Как все наши наивные люди усердно помогали ему! Записывали и передавали все, что скажу, пересылали мои письма, даже не одному ему, но и другим, чтоб не пропадало даром сено у собаки! Ловкая штука!
Таможня ничего не пропускала, и если бы я писал новый большой роман, у меня из него таскали бы по частям, и тогда Тургенев написал бы опять ряд осмысленных повестей вроде “Отцов и детей”, “Дыма”. А пока он через своих здешних и иностранных Бобчинских и Добчинских (вроде историка русской литературы Courriere) объявил себя главою новой школы реальной повести, зная, что принятые меры помешают мне написать что-нибудь и обличить его.

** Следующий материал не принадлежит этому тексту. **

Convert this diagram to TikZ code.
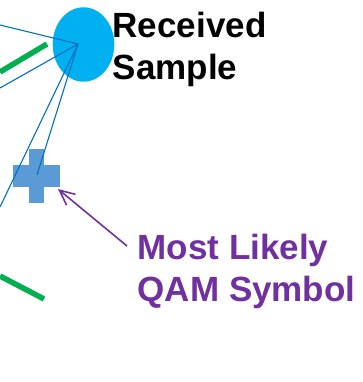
\documentclass[tikz,border=0pt]{standalone}
\usepackage{fontspec}
\setmainfont{Liberation Sans}
\usetikzlibrary{shapes.geometric,arrows.meta}
\definecolor{samplecyan}{HTML}{00B0F0}
\definecolor{rayblue}{HTML}{0070C0}
\definecolor{gridgreen}{HTML}{00B050}
\definecolor{plusblue}{HTML}{5B9BD5}
\definecolor{labelpurple}{HTML}{7030A0}
\tikzset{
  ray/.style={draw=rayblue, line width=1.1pt},
  gridline/.style={draw=gridgreen, line width=5.5pt},
  bigtext/.style={inner sep=0pt, anchor=base west, font=\fontsize{35}{42}\selectfont\bfseries},
  pointer/.style={draw=labelpurple, line width=1.6pt, -{Straight Barb[length=15pt,width=14pt,line width=1.6pt]}}
}
\begin{document}
\begin{tikzpicture}[x=1pt,y=-1pt]
\useasboundingbox (0,0) rectangle (362,382);
% green grid lines
\coordinate (g1a) at (0,72);
\coordinate (g1b) at (47,44);
\coordinate (g2a) at (0,276);
\coordinate (g2b) at (44,299);
\draw[gridline] (g1a) -- (g1b);
\draw[gridline] (g2a) -- (g2b);
% received sample
\node[ellipse, fill=samplecyan, minimum width=61.6pt, minimum height=74.4pt, inner sep=0pt] (sample) at (83.5,44.5) {};
% most likely QAM symbol (plus)
\fill[plusblue] (29,149) rectangle (44,203);
\fill[plusblue] (13,165) rectangle (60,187);
\coordinate (qam) at (37,175);
% rays
\coordinate (hub) at (78,44);
\coordinate (r1) at (0,25);
\coordinate (r2) at (0,88);
\coordinate (r3) at (0,207);
\draw[ray] (r1) -- (hub);
\draw[ray] (r2) -- (hub);
\draw[ray] (r3) -- (hub);
\draw[ray] (qam) -- (hub);
% labels
\node[bigtext] (rs1) at (112.5,38) {Received};
\node[bigtext] (rs2) at (112.5,80) {Sample};
\node[bigtext, text=labelpurple] (ml1) at (137.5,259) {Most Likely};
\node[bigtext, text=labelpurple] (ml2) at (137.5,301) {QAM Symbol};
% pointer
\coordinate (ptail) at (127,246);
\coordinate (ptip) at (58,189);
\draw[pointer] (ptail) -- (ptip);
\end{tikzpicture}
\end{document}
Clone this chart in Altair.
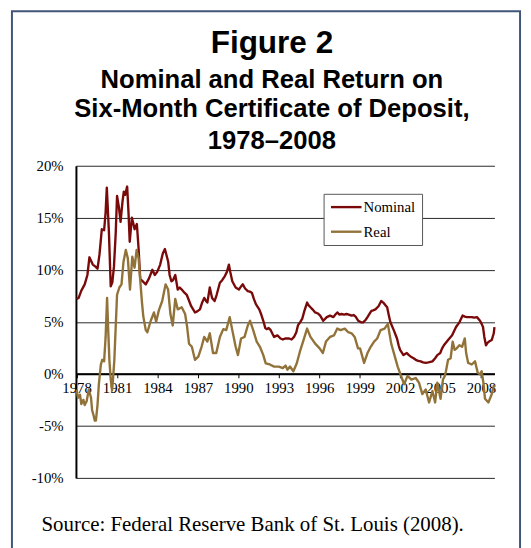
import altair as alt
import pandas as pd

# ---- data ----
nominal_t = [1978.0, 1978.15, 1978.35, 1978.6, 1978.8, 1978.95, 1979.2, 1979.4, 1979.55, 1979.7,
             1979.87, 1980.04, 1980.15, 1980.24, 1980.4, 1980.53, 1980.65, 1980.77, 1980.9, 1981.0,
             1981.14, 1981.26, 1981.4, 1981.5, 1981.6, 1981.75, 1981.85, 1981.94, 1982.1, 1982.2,
             1982.3, 1982.47, 1982.6, 1982.72, 1982.9, 1983.13, 1983.38, 1983.62, 1983.8, 1983.98,
             1984.2, 1984.4, 1984.55, 1984.65, 1984.79, 1984.9, 1985.03, 1985.15, 1985.32, 1985.5,
             1985.65, 1985.8, 1986.0, 1986.17, 1986.35, 1986.5, 1986.78, 1986.95, 1987.15, 1987.3,
             1987.47, 1987.6, 1987.7, 1987.88, 1988.05, 1988.24, 1988.39, 1988.63, 1988.8, 1989.0,
             1989.15, 1989.3, 1989.4, 1989.55, 1989.8, 1990.04, 1990.2, 1990.33, 1990.5, 1990.7,
             1990.85, 1991.0, 1991.15, 1991.3, 1991.55, 1991.7, 1991.85, 1992.0, 1992.1, 1992.25,
             1992.4, 1992.55, 1992.65, 1992.9, 1993.13, 1993.3, 1993.5, 1993.77, 1993.95, 1994.13,
             1994.3, 1994.42, 1994.6, 1994.74, 1994.9, 1995.1, 1995.2, 1995.35, 1995.5, 1995.7,
             1995.9, 1996.07, 1996.3, 1996.56, 1996.8, 1997.05, 1997.2, 1997.34, 1997.5, 1997.66,
             1997.85, 1998.02, 1998.2, 1998.4, 1998.55, 1998.7, 1998.9, 1999.1, 1999.26, 1999.45,
             1999.58, 1999.75, 1999.87, 2000.0, 2000.17, 2000.4, 2000.6, 2000.75, 2000.85, 2001.04,
             2001.15, 2001.28, 2001.53, 2001.77, 2001.9, 2002.0, 2002.25, 2002.5, 2002.65, 2002.8,
             2003.0, 2003.16, 2003.35, 2003.53, 2003.7, 2003.9, 2004.1, 2004.4, 2004.6, 2004.76,
             2004.98, 2005.1, 2005.25, 2005.56, 2005.86, 2006.0, 2006.15, 2006.4, 2006.64, 2006.8,
             2006.96, 2007.32, 2007.5, 2007.7, 2007.93, 2008.05, 2008.15, 2008.25, 2008.37, 2008.5,
             2008.6, 2008.8, 2008.95, 2009.0]
nominal_v = [7.2, 7.3, 8.0, 8.6, 9.5, 11.2, 10.5, 10.3, 10.1, 11.5,
             13.9, 13.8, 15.5, 17.9, 13.5, 8.4, 8.8, 10.3, 13.5, 17.1,
             16.0, 14.6, 16.5, 17.5, 17.2, 18.0, 15.5, 12.7, 15.0, 14.5,
             13.9, 14.4, 12.0, 9.1, 8.9, 8.6, 9.2, 10.0, 9.5, 9.8,
             10.5, 11.6, 12.0, 11.5, 10.8, 9.5, 8.9, 9.0, 9.5, 8.1,
             8.3, 8.1, 7.8, 7.6, 7.0, 6.5, 5.9, 6.0, 6.2, 6.8,
             7.3, 7.0, 6.85, 8.3, 7.3, 7.0, 7.6, 8.75, 9.0, 9.4,
             9.8, 10.5, 9.8, 8.9, 8.3, 8.1, 8.4, 8.6, 8.2, 7.95,
             7.9, 7.8, 7.2, 6.7, 6.2, 5.7, 5.1, 4.4, 4.3, 4.4,
             4.2, 3.8, 3.55, 3.7, 3.4, 3.3, 3.4, 3.4, 3.3, 3.55,
             4.0, 4.65, 5.0, 5.3, 6.05, 6.85, 6.6, 6.4, 6.2, 5.9,
             5.8, 5.6, 5.1, 5.45, 5.6, 5.45, 5.7, 5.9, 5.7, 5.75,
             5.7, 5.75, 5.7, 5.6, 5.65, 5.5, 5.1, 4.95, 4.95, 5.2,
             5.45, 5.8, 6.05, 6.1, 6.2, 6.5, 7.0, 6.85, 6.7, 6.4,
             5.7, 4.95, 4.2, 3.4, 2.7, 2.3, 1.8, 2.0, 1.8, 1.65,
             1.5, 1.35, 1.25, 1.2, 1.1, 1.05, 1.1, 1.2, 1.5, 1.8,
             2.0, 2.4, 2.75, 3.25, 3.7, 4.1, 4.5, 4.95, 5.6, 5.5,
             5.45, 5.45, 5.4, 5.45, 5.1, 4.8, 4.5, 3.55, 2.75, 3.0,
             3.1, 3.25, 3.9, 4.5]

real_t = [1978.0, 1978.1, 1978.25, 1978.35, 1978.5, 1978.6, 1978.75, 1978.9, 1979.07, 1979.15,
          1979.26, 1979.35, 1979.43, 1979.55, 1979.65, 1979.8, 1979.9, 1980.04, 1980.15, 1980.26,
          1980.35, 1980.43, 1980.53, 1980.63, 1980.7, 1980.8, 1980.9, 1981.0, 1981.17, 1981.33,
          1981.48, 1981.65, 1981.8, 1981.96, 1982.13, 1982.3, 1982.45, 1982.6, 1982.75, 1982.86,
          1982.95, 1983.13, 1983.25, 1983.5, 1983.74, 1983.9, 1984.1, 1984.35, 1984.6, 1984.79,
          1984.96, 1985.13, 1985.32, 1985.5, 1985.8, 1986.05, 1986.2, 1986.34, 1986.55, 1986.78,
          1987.03, 1987.27, 1987.47, 1987.7, 1987.88, 1988.12, 1988.36, 1988.63, 1988.88, 1989.1,
          1989.36, 1989.55, 1989.8, 1989.97, 1990.2, 1990.46, 1990.7, 1990.87, 1991.1, 1991.36,
          1991.6, 1991.85, 1992.03, 1992.33, 1992.65, 1993.0, 1993.3, 1993.5, 1993.64, 1993.83,
          1994.08, 1994.33, 1994.57, 1994.8, 1995.1, 1995.35, 1995.7, 1996.03, 1996.27, 1996.5,
          1996.8, 1997.1, 1997.34, 1997.58, 1997.9, 1998.15, 1998.4, 1998.63, 1998.88, 1999.03,
          1999.33, 1999.58, 1999.82, 2000.07, 2000.3, 2000.55, 2000.85, 2001.09, 2001.34, 2001.58,
          2001.82, 2002.07, 2002.3, 2002.55, 2002.84, 2003.16, 2003.4, 2003.65, 2003.9, 2004.15,
          2004.4, 2004.6, 2004.76, 2005.0, 2005.18, 2005.32, 2005.4, 2005.56, 2005.75, 2005.9,
          2006.05, 2006.2, 2006.4, 2006.6, 2006.8, 2006.9, 2007.05, 2007.32, 2007.56, 2007.76,
          2007.93, 2008.05, 2008.18, 2008.3, 2008.55, 2008.8, 2008.95, 2009.0]
real_v = [-1.5, -2.3, -2.0, -2.9, -2.5, -3.0, -2.6, -1.5, -2.3, -3.5,
          -4.0, -4.5, -4.5, -3.0, -1.0, 0.9, 1.35, 1.2, 3.5, 7.3,
          4.0, 1.35, -0.5, -1.6, -0.5, 1.35, 4.5, 7.6, 8.3, 8.6,
          10.8, 11.9, 11.1, 8.1, 11.25, 10.2, 11.9, 11.1, 8.5, 6.7,
          5.5, 4.2, 4.0, 5.1, 5.9, 5.0, 6.1, 7.0, 8.6, 8.1,
          5.75, 4.65, 7.2, 6.2, 6.4, 5.75, 4.5, 2.9, 2.6, 1.35,
          1.65, 2.6, 3.55, 3.1, 3.9, 2.0, 2.0, 3.55, 4.3, 4.2,
          5.45, 4.2, 2.6, 1.8, 3.4, 3.55, 4.65, 5.1, 4.2, 3.1,
          2.6, 1.8, 1.0, 0.9, 0.7, 0.7, 0.55, 0.8, 0.4, 0.7,
          0.25, 1.0, 2.15, 3.1, 4.35, 3.55, 2.9, 2.45, 2.0, 3.1,
          3.55, 3.7, 4.35, 4.2, 4.35, 4.0, 3.9, 3.55, 2.45, 2.45,
          1.05, 2.0, 2.6, 3.1, 3.4, 4.2, 4.35, 4.8, 2.9, 1.8,
          0.7, -0.2, -1.0, -0.2, -0.55, -0.4, -0.85, -1.95, -1.5, -2.75,
          -1.65, -2.75, -0.85, -2.4, -0.55, -0.2, 0.25, 1.35, 1.5, 3.1,
          2.3, 2.45, 2.75, 2.6, 3.4, 2.0, 1.05, 0.9, 1.2, 0.1,
          -0.05, 0.25, -0.85, -2.4, -2.75, -1.95, -1.15, -1.3]

series_names = ["Nominal", "Real"]
series_colors = ["#7a0a0a", "#917238"]
year_ticks = [1978, 1981, 1984, 1987, 1990, 1993, 1996, 1999, 2002, 2005, 2008]
pct_ticks = [-10, -5, 0, 5, 10, 15, 20]

title_main = "Figure 2"
title_lines = ["Nominal and Real Return on", "Six-Month Certificate of Deposit,", "1978\u20132008"]
source_text = "Source: Federal Reserve Bank of St. Louis (2008)."

df = pd.concat([
    pd.DataFrame({"year": nominal_t, "value": nominal_v, "series": "Nominal"}),
    pd.DataFrame({"year": real_t, "value": real_v, "series": "Real"}),
])

W, H = 425, 317
SERIF = "Liberation Serif"
SANS = "Liberation Sans"

xscale = alt.Scale(domain=[1977.95, 2009.0], nice=False, zero=False)
yscale = alt.Scale(domain=[-10, 20], nice=False, zero=False)

lines = alt.Chart(df).mark_line(strokeWidth=2.4, strokeJoin="round").encode(
    x=alt.X("year:Q", scale=xscale,
            axis=alt.Axis(values=year_ticks, format="d", title=None, offset=-H * 10 / 30,
                          domainColor="#000", domainWidth=2, tickColor="#000", tickSize=4,
                          tickWidth=1, labelFont=SERIF, labelFontSize=15, labelColor="#000",
                          labelPadding=3, grid=False, labelFlush=False, labelOverlap=False)),
    y=alt.Y("value:Q", scale=yscale,
            axis=alt.Axis(values=pct_ticks, labelExpr="datum.value + '%'", title=None,
                          domainColor="#000", domainWidth=2, ticks=False, labelPadding=13,
                          labelFont=SERIF, labelFontSize=15, labelColor="#000",
                          grid=True, gridColor="#000", gridWidth=1, gridOpacity=0.85)),
    color=alt.Color("series:N", scale=alt.Scale(domain=series_names, range=series_colors), legend=None),
    order="year:Q",
)

# legend box (manual, Excel-like)
leg_box = alt.Chart(pd.DataFrame({"a": [0]})).mark_rect(fill="white", stroke="#555", strokeWidth=1).encode(
    x=alt.value(252), x2=alt.value(352), y=alt.value(29), y2=alt.value(81))
leg_df = pd.DataFrame({"series": series_names, "ypos": [42, 67]})
leg_lines = alt.Chart(leg_df).mark_rule(strokeWidth=2.4).encode(
    x=alt.value(259), x2=alt.value(290), y=alt.Y("ypos:Q", scale=None),
    color=alt.Color("series:N", scale=alt.Scale(domain=series_names, range=series_colors), legend=None))
leg_text = alt.Chart(leg_df).mark_text(align="left", baseline="middle", font=SERIF, fontSize=15,
                                       color="#000").encode(
    x=alt.value(292), y=alt.Y("ypos:Q", scale=None), text="series:N")

# titles
t1 = alt.Chart(pd.DataFrame({"t": [title_main]})).mark_text(
    font=SANS, fontSize=32, fontWeight="bold", align="center", baseline="alphabetic", color="#000"
).encode(x=alt.value(199), y=alt.value(-114), text="t:N")
tl_df = pd.DataFrame({"t": title_lines, "ypos": [-79, -49, -17]})
t2 = alt.Chart(tl_df).mark_text(
    font=SANS, fontSize=26, fontWeight="bold", align="center", baseline="alphabetic", color="#000"
).encode(x=alt.value(199), y=alt.Y("ypos:Q", scale=None), text="t:N")
src = alt.Chart(pd.DataFrame({"t": [source_text]})).mark_text(
    font=SERIF, fontSize=21.2, align="left", baseline="alphabetic", color="#000"
).encode(x=alt.value(-35), y=alt.value(371), text="t:N")

frame = alt.Chart(pd.DataFrame({"a": [0]})).mark_rect(fill=None, stroke="#41557a", strokeWidth=2).encode(
    x=alt.value(-65), x2=alt.value(451), y=alt.value(-157), y2=alt.value(420))

chart = alt.layer(frame, lines, leg_box, leg_lines, leg_text, t1, t2, src).properties(
    width=W, height=H,
    autosize=alt.AutoSizeParams(type="none"),
    padding={"left": 69, "top": 156, "right": 29, "bottom": 67},
    background="white",
).configure_view(stroke=None)

chart.save("out.html", embed_options={"renderer": "svg", "actions": False})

Как бы там ни было, а Тургенев налгал на меня и ему поверили. Однако, когда граф А.К. Толстой выслушал первые три части “Обрыва”, у него явилось сильное волнение, беспокойство, особое участие ко мне. Он — как я сообразил потом — как будто вышел из заблуждения, прозрел отчасти правду и заподозрил в Тургеневе ложь. Он, между прочим, сильно настаивал, чтобы я уезжал скорее за границу, “не встречаясь с Тургеневым, который ехал сюда!” Это меня навело на догадку, что Тургенев, вероятно, налгал в таком смысле, что он мне подсказывает или помогает писать, что-нибудь в этом роде. Но что именно, я не знаю, мне не говорят, но ходят около меня, слушают, переглядываются, иногда шепчут — а мне ни слова! Таким образом, я лишен всякой возможности опровергнуть!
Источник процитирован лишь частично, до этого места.